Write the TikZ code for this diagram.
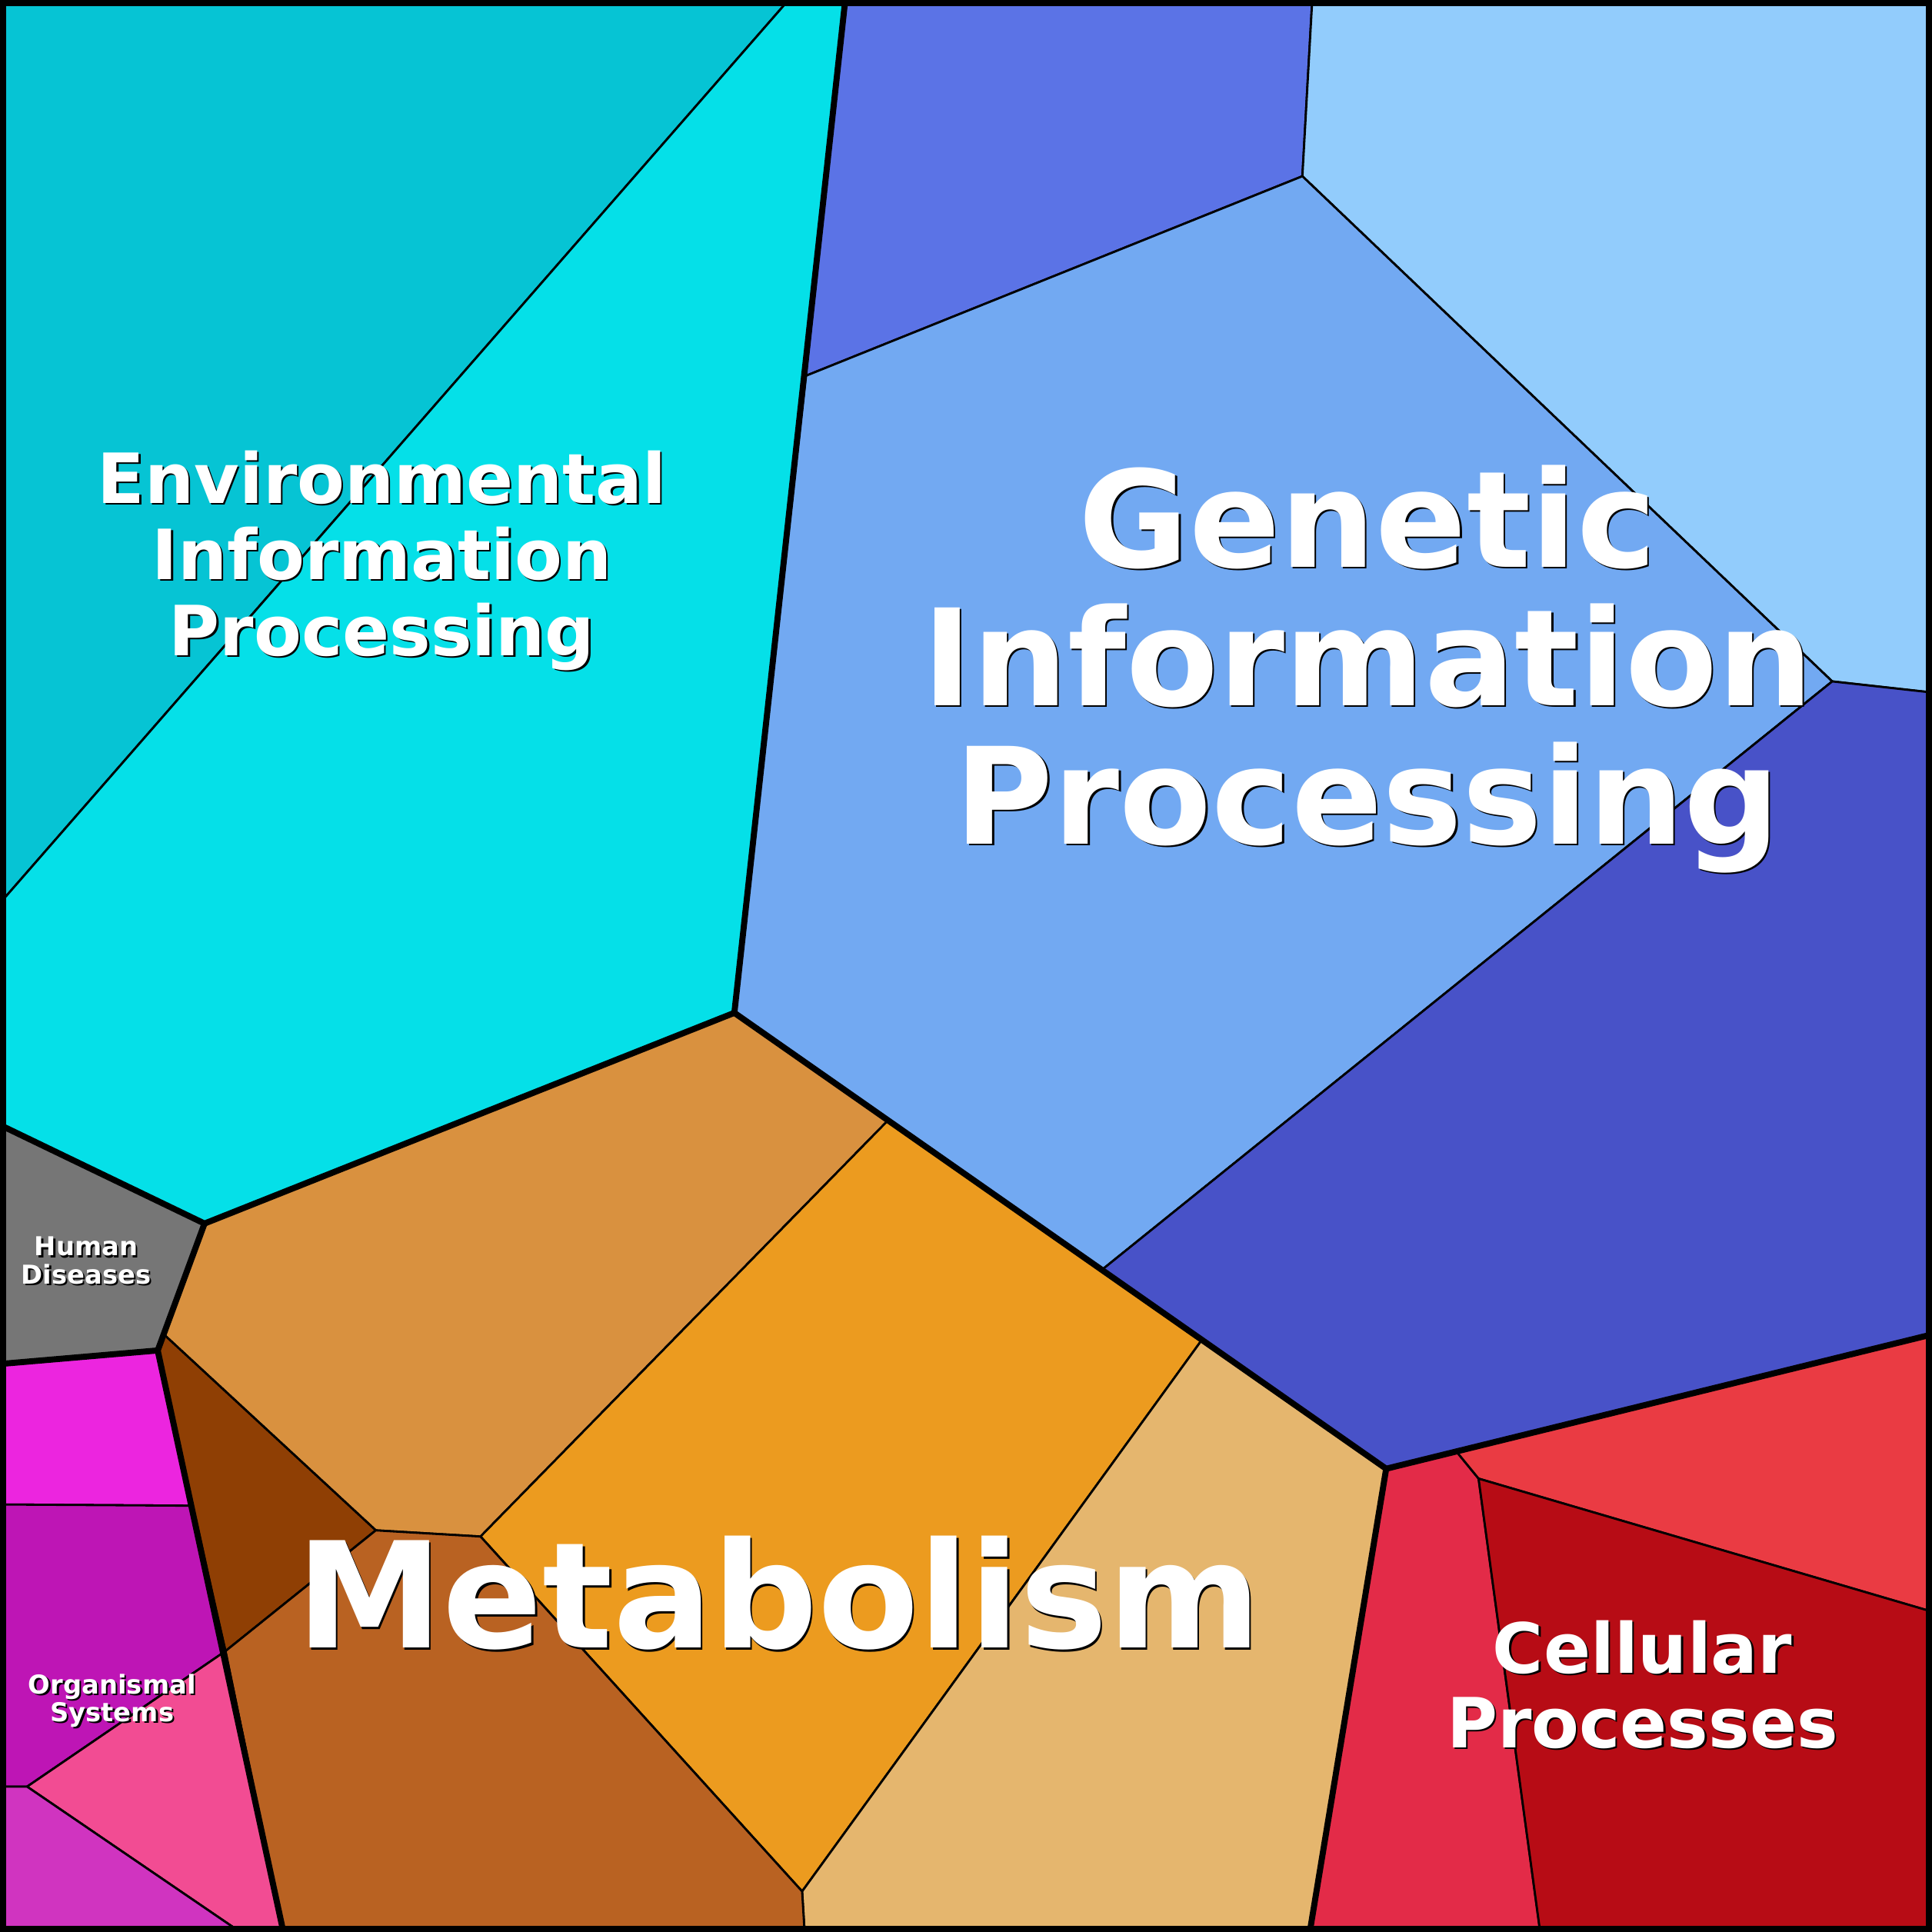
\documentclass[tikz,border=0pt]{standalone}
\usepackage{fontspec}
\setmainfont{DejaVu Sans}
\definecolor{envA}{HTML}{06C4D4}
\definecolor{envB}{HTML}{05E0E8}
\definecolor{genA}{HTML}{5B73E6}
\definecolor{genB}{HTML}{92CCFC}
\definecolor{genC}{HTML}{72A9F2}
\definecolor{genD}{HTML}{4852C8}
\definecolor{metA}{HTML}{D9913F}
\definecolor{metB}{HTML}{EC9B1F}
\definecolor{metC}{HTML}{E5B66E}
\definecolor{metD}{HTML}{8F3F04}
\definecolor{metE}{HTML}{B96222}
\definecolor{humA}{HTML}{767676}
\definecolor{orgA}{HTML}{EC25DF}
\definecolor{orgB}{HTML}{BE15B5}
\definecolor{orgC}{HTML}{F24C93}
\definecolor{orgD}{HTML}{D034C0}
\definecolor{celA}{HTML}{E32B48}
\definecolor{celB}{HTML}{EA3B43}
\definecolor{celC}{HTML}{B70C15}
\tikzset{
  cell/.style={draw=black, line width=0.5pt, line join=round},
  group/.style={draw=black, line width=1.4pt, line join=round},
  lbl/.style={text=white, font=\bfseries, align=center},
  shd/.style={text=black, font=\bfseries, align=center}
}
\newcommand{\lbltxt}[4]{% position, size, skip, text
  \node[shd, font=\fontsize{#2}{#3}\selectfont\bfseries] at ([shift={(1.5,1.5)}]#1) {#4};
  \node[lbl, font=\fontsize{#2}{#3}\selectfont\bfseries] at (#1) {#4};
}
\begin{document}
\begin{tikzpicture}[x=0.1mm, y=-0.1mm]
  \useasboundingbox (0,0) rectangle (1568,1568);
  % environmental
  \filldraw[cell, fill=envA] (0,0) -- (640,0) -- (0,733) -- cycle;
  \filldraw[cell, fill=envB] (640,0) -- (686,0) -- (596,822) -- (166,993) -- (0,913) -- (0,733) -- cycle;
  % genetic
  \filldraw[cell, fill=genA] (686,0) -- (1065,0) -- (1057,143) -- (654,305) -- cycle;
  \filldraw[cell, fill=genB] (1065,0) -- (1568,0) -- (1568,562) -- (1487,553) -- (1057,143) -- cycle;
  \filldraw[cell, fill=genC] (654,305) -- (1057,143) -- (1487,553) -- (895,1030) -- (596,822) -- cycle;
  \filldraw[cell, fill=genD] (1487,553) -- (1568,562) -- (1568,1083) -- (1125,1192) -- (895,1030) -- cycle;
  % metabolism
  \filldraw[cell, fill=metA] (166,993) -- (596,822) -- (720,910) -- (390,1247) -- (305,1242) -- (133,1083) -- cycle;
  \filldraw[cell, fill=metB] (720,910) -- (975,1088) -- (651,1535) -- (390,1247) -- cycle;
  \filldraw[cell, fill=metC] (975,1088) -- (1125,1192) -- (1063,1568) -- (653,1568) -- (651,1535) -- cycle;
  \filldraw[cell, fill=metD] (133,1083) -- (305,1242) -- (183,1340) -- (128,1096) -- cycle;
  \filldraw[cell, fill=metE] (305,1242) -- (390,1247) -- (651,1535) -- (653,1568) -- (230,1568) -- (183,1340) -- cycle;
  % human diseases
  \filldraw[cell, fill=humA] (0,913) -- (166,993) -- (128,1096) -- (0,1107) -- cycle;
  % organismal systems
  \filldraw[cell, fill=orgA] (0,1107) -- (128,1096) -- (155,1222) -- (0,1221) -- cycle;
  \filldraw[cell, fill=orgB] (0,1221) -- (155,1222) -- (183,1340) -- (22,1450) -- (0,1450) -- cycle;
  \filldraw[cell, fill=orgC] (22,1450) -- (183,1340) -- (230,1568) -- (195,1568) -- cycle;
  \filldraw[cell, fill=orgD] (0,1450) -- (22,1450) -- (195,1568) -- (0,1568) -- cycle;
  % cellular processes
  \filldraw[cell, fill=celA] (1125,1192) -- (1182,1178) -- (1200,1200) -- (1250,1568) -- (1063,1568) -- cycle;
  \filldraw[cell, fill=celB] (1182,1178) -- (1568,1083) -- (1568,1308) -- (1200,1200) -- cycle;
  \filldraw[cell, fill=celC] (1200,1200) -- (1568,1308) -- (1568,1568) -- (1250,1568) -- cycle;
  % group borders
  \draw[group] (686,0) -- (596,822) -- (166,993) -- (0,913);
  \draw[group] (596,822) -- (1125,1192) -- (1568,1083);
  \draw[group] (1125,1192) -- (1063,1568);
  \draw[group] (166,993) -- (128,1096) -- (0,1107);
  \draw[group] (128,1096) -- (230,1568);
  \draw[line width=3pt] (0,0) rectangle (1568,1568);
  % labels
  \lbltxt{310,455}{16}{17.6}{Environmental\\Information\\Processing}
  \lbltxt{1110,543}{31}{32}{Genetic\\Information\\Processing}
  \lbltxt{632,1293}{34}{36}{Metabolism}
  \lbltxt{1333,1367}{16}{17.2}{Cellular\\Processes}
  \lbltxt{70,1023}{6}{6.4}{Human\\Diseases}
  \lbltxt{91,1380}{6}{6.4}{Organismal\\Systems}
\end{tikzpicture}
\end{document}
————
Reproduce all of the data exactly; the pictures do not belong in the copy.

■ Solution
Write the TikZ code for this diagram.
\documentclass[tikz,border=0pt]{standalone}
\usepackage{fontspec}
\setmainfont{DejaVu Sans}
\definecolor{envA}{HTML}{06C4D4}
\definecolor{envB}{HTML}{05E0E8}
\definecolor{genA}{HTML}{5B73E6}
\definecolor{genB}{HTML}{92CCFC}
\definecolor{genC}{HTML}{72A9F2}
\definecolor{genD}{HTML}{4852C8}
\definecolor{metA}{HTML}{D9913F}
\definecolor{metB}{HTML}{EC9B1F}
\definecolor{metC}{HTML}{E5B66E}
\definecolor{metD}{HTML}{8F3F04}
\definecolor{metE}{HTML}{B96222}
\definecolor{humA}{HTML}{767676}
\definecolor{orgA}{HTML}{EC25DF}
\definecolor{orgB}{HTML}{BE15B5}
\definecolor{orgC}{HTML}{F24C93}
\definecolor{orgD}{HTML}{D034C0}
\definecolor{celA}{HTML}{E32B48}
\definecolor{celB}{HTML}{EA3B43}
\definecolor{celC}{HTML}{B70C15}
\tikzset{
  cell/.style={draw=black, line width=0.5pt, line join=round},
  group/.style={draw=black, line width=1.4pt, line join=round},
  lbl/.style={text=white, font=\bfseries, align=center},
  shd/.style={text=black, font=\bfseries, align=center}
}
\newcommand{\lbltxt}[4]{% position, size, skip, text
  \node[shd, font=\fontsize{#2}{#3}\selectfont\bfseries] at ([shift={(1.5,1.5)}]#1) {#4};
  \node[lbl, font=\fontsize{#2}{#3}\selectfont\bfseries] at (#1) {#4};
}
\begin{document}
\begin{tikzpicture}[x=0.1mm, y=-0.1mm]
  \useasboundingbox (0,0) rectangle (1568,1568);
  % environmental
  \filldraw[cell, fill=envA] (0,0) -- (640,0) -- (0,733) -- cycle;
  \filldraw[cell, fill=envB] (640,0) -- (686,0) -- (596,822) -- (166,993) -- (0,913) -- (0,733) -- cycle;
  % genetic
  \filldraw[cell, fill=genA] (686,0) -- (1065,0) -- (1057,143) -- (654,305) -- cycle;
  \filldraw[cell, fill=genB] (1065,0) -- (1568,0) -- (1568,562) -- (1487,553) -- (1057,143) -- cycle;
  \filldraw[cell, fill=genC] (654,305) -- (1057,143) -- (1487,553) -- (895,1030) -- (596,822) -- cycle;
  \filldraw[cell, fill=genD] (1487,553) -- (1568,562) -- (1568,1083) -- (1125,1192) -- (895,1030) -- cycle;
  % metabolism
  \filldraw[cell, fill=metA] (166,993) -- (596,822) -- (720,910) -- (390,1247) -- (305,1242) -- (133,1083) -- cycle;
  \filldraw[cell, fill=metB] (720,910) -- (975,1088) -- (651,1535) -- (390,1247) -- cycle;
  \filldraw[cell, fill=metC] (975,1088) -- (1125,1192) -- (1063,1568) -- (653,1568) -- (651,1535) -- cycle;
  \filldraw[cell, fill=metD] (133,1083) -- (305,1242) -- (183,1340) -- (128,1096) -- cycle;
  \filldraw[cell, fill=metE] (305,1242) -- (390,1247) -- (651,1535) -- (653,1568) -- (230,1568) -- (183,1340) -- cycle;
  % human diseases
  \filldraw[cell, fill=humA] (0,913) -- (166,993) -- (128,1096) -- (0,1107) -- cycle;
  % organismal systems
  \filldraw[cell, fill=orgA] (0,1107) -- (128,1096) -- (155,1222) -- (0,1221) -- cycle;
  \filldraw[cell, fill=orgB] (0,1221) -- (155,1222) -- (183,1340) -- (22,1450) -- (0,1450) -- cycle;
  \filldraw[cell, fill=orgC] (22,1450) -- (183,1340) -- (230,1568) -- (195,1568) -- cycle;
  \filldraw[cell, fill=orgD] (0,1450) -- (22,1450) -- (195,1568) -- (0,1568) -- cycle;
  % cellular processes
  \filldraw[cell, fill=celA] (1125,1192) -- (1182,1178) -- (1200,1200) -- (1250,1568) -- (1063,1568) -- cycle;
  \filldraw[cell, fill=celB] (1182,1178) -- (1568,1083) -- (1568,1308) -- (1200,1200) -- cycle;
  \filldraw[cell, fill=celC] (1200,1200) -- (1568,1308) -- (1568,1568) -- (1250,1568) -- cycle;
  % group borders
  \draw[group] (686,0) -- (596,822) -- (166,993) -- (0,913);
  \draw[group] (596,822) -- (1125,1192) -- (1568,1083);
  \draw[group] (1125,1192) -- (1063,1568);
  \draw[group] (166,993) -- (128,1096) -- (0,1107);
  \draw[group] (128,1096) -- (230,1568);
  \draw[line width=3pt] (0,0) rectangle (1568,1568);
  % labels
  \lbltxt{310,455}{16}{17.6}{Environmental\\Information\\Processing}
  \lbltxt{1110,543}{31}{32}{Genetic\\Information\\Processing}
  \lbltxt{632,1293}{34}{36}{Metabolism}
  \lbltxt{1333,1367}{16}{17.2}{Cellular\\Processes}
  \lbltxt{70,1023}{6}{6.4}{Human\\Diseases}
  \lbltxt{91,1380}{6}{6.4}{Organismal\\Systems}
\end{tikzpicture}
\end{document}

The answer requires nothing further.